A study by UC Berkeley researchers is leading to new evolutionary knowledge of how symbiotic species can reestablish a connection after being geographically separated.

The study — published Sept. 7 in the journal Biology Letters — focuses on leafflower trees and leafflower moths, which are mutually dependent. However, a study by UC Berkeley researchers in collaboration with the French Polynesia Terrestrial Arthropods survey and the Moorea Biocode Project found leafflower trees but no leafflower moths on 15 of the 17 islands in French Polynesia.

David Hembry, co-author of the study and a graduate student in the campus Department of Environmental Science, Policy and Management, said these findings shed new light on the island biodiversity theory, which describes how highly specialized and dependent species would die out on isolated islands.

“It seemed mysterious,” he said. “I thought maybe the trees had evolved.”

The results of the three-year-long study led to the discovery that the trees did not in fact evolve but have somehow survived and repopulated without the aid of the leafflower moths. However, the moths have been able to symbiotically reconnect with the leafflower trees on some of the islands.

“My guess is that the moths are good at getting caught in the wind and blow about, and periodically the moths and trees find each other,” Hembry said, who spent a year and a half in French Polynesia documenting leafflower trees as part of this study.

The study showed that the moths are consistently finding the leafflower trees on every island, demonstrating that the mutualism between two species can be broken and reconnected.

“I think this will force us to realize that a lot of these connections can be novel,” said George Roderick, UC Berkeley professor in the Department of Environmental Science, Policy and Management who was involved in the study. “The connections between species are not as constrained as we were thinking. It shows us that some of these associations that we thought took millions of years to establish can form and reform if you get the right species together.”
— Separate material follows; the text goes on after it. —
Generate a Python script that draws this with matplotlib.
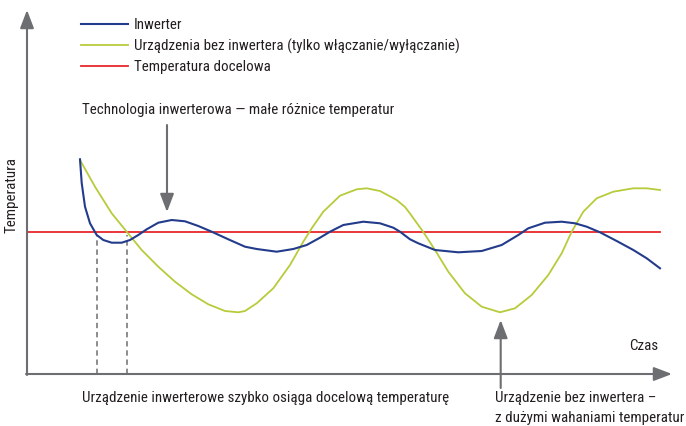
import matplotlib
matplotlib.use('Agg')
import matplotlib.pyplot as plt

plt.rcParams['font.family'] = ['Roboto Condensed', 'DejaVu Sans']

# czas (t) i temperatura (T), jednostki umowne
t_inv = [53, 54.7, 58, 63, 69.7, 76.3, 84.7, 94.7, 103, 111.3, 119.7, 131.3,
         144.7, 158, 171.3, 184.7, 201.3, 218, 229.7, 249.7, 266.3, 279.7, 293,
         303, 316.3, 336.3, 353, 366.3, 373, 383, 391.3, 408, 431.3, 454.7,
         474.7, 491.3, 501.3, 518, 534.7, 548, 559.7, 573, 589.7, 606.3, 619.7,
         633]
T_inv = [214.7, 191, 167.3, 150.7, 139, 134, 131.3, 131.3, 134, 139, 144.7,
         151.3, 154, 152.7, 148, 142.3, 134.7, 127.3, 125, 122.3, 125, 129,
         136.3, 142.3, 149, 152.3, 150.7, 146.3, 142.3, 134.7, 130.7, 124,
         121.7, 123, 129, 139, 145.7, 151.3, 152.3, 150.7, 147.3, 141.7, 133,
         124, 115.7, 105.7]

t_onoff = [53, 68, 84.7, 99.7, 114.7, 131.3, 148, 164.7, 181.3, 198, 211.3,
           218, 229.7, 246.3, 263, 276.3, 284.7, 296.3, 313, 329.7, 339.7, 353,
           369.7, 378, 383, 388, 396.3, 408, 421.3, 438, 454.7, 473, 488, 504.7,
           521.3, 534.7, 544.7, 556.3, 569.7, 586.3, 606.3, 619.7, 633]
T_onoff = [214, 187.3, 160.7, 142.3, 124, 107.3, 92.3, 79.7, 69.7, 63, 61.7,
           63, 70.7, 85.7, 109, 132.3, 145.7, 162.3, 178.3, 184.7, 185.7, 183,
           174, 167, 160.5, 153.5, 142, 124, 102.3, 80.7, 67.3, 61.7, 65.7, 79,
           99, 120.7, 142.3, 162.3, 175.7, 182.3, 185.7, 185.7, 184]

T_target = 142
t_end = 633
t_reach = [69.7, 99.7]

c_inv = '#233b8b'
c_onoff = '#b8cb3a'
c_target = '#e8262b'
c_axis = '#6d6e71'
c_text = '#231f20'
fs = 10.8

fig = plt.figure(figsize=(6.86, 4.26), dpi=100)
ax = fig.add_axes([0, 0, 1, 1])
ax.set_xlim(-27, 659)
ax.set_ylim(-52, 374)
ax.axis('off')

# osie ze strzałkami
arrow = dict(arrowstyle='-|>,head_length=1.1,head_width=0.42', color=c_axis,
             lw=1.5, shrinkA=0, shrinkB=0)
ax.annotate('', xy=(0, 364), xytext=(0, -1), arrowprops=arrow)
ax.annotate('', xy=(645, 0), xytext=(-1, 0), arrowprops=arrow)

ax.vlines(t_reach, 0, T_target - 3, colors=c_axis, linestyles=(0, (3.5, 2.5)), lw=1.1)
ax.plot([0, t_end], [T_target, T_target], color=c_target, lw=1.3, label='Temperatura docelowa')
ax.plot(t_onoff, T_onoff, color=c_onoff, lw=1.3, solid_joinstyle='round',
        label='Urządzenia bez inwertera (tylko włączanie/wyłączanie)')
ax.plot(t_inv, T_inv, color=c_inv, lw=1.5, solid_joinstyle='round', label='Inwerter')

h, l = ax.get_legend_handles_labels()
order = [2, 1, 0]
ax.legend([h[i] for i in order], [l[i] for i in order], loc='upper left',
          bbox_to_anchor=(0.118, 0.958), frameon=False, fontsize=fs,
          handlelength=3.13, handletextpad=0.4, labelspacing=0.42,
          borderaxespad=0, borderpad=0, labelcolor=c_text)

ax.text(-15, 179, 'Temperatura', rotation=90, ha='center', va='center',
        fontsize=fs, color=c_text)
ax.text(631, 28, 'Czas', ha='right', va='center', fontsize=fs, color=c_text)

ax.text(55, 264, 'Technologia inwerterowa — małe różnice temperatur', ha='left',
        va='center', fontsize=fs, color=c_text)
ann = dict(arrowstyle='-|>,head_length=1.1,head_width=0.42', color=c_axis,
           lw=1.5, shrinkA=0, shrinkB=0)
ax.annotate('', xy=(140, 162), xytext=(140, 249), arrowprops=ann)

ax.text(55, -24, 'Urządzenie inwerterowe szybko osiąga docelową temperaturę',
        ha='left', va='center', fontsize=fs, color=c_text)

ax.annotate('', xy=(473.7, 54), xytext=(473.7, -14), arrowprops=ann)
ax.text(468, -24, 'Urządzenie bez inwertera –', ha='left', va='center',
        fontsize=fs, color=c_text)
ax.text(468, -44, 'z dużymi wahaniami temperatur', ha='left', va='center',
        fontsize=fs, color=c_text)

fig.savefig('out.png', dpi=100)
As of now, scientists are unsure of the reason as to how the leafflower trees continue to survive without the leafflower moths, Hembry said. However, he said that an unlikely but possible explanation is that the trees are being pollinated by another species or  are reproducing asexually.

The next step in the research is to analyze the DNA from the different subspecies of leafflower trees in order to reconstruct the co-evolutionary history of the leafflower trees and the leafflower moths, which will help scientists understand the process of how symbiosis between species promotes diversification, according to Hembry.

“This will be a model system in evolutionary biological research,” Hembry said. “There will be a lot of things the leafflower trees and leafflower moths will be able to teach us. This will help us understand co-evolution and symbiotic relationships.”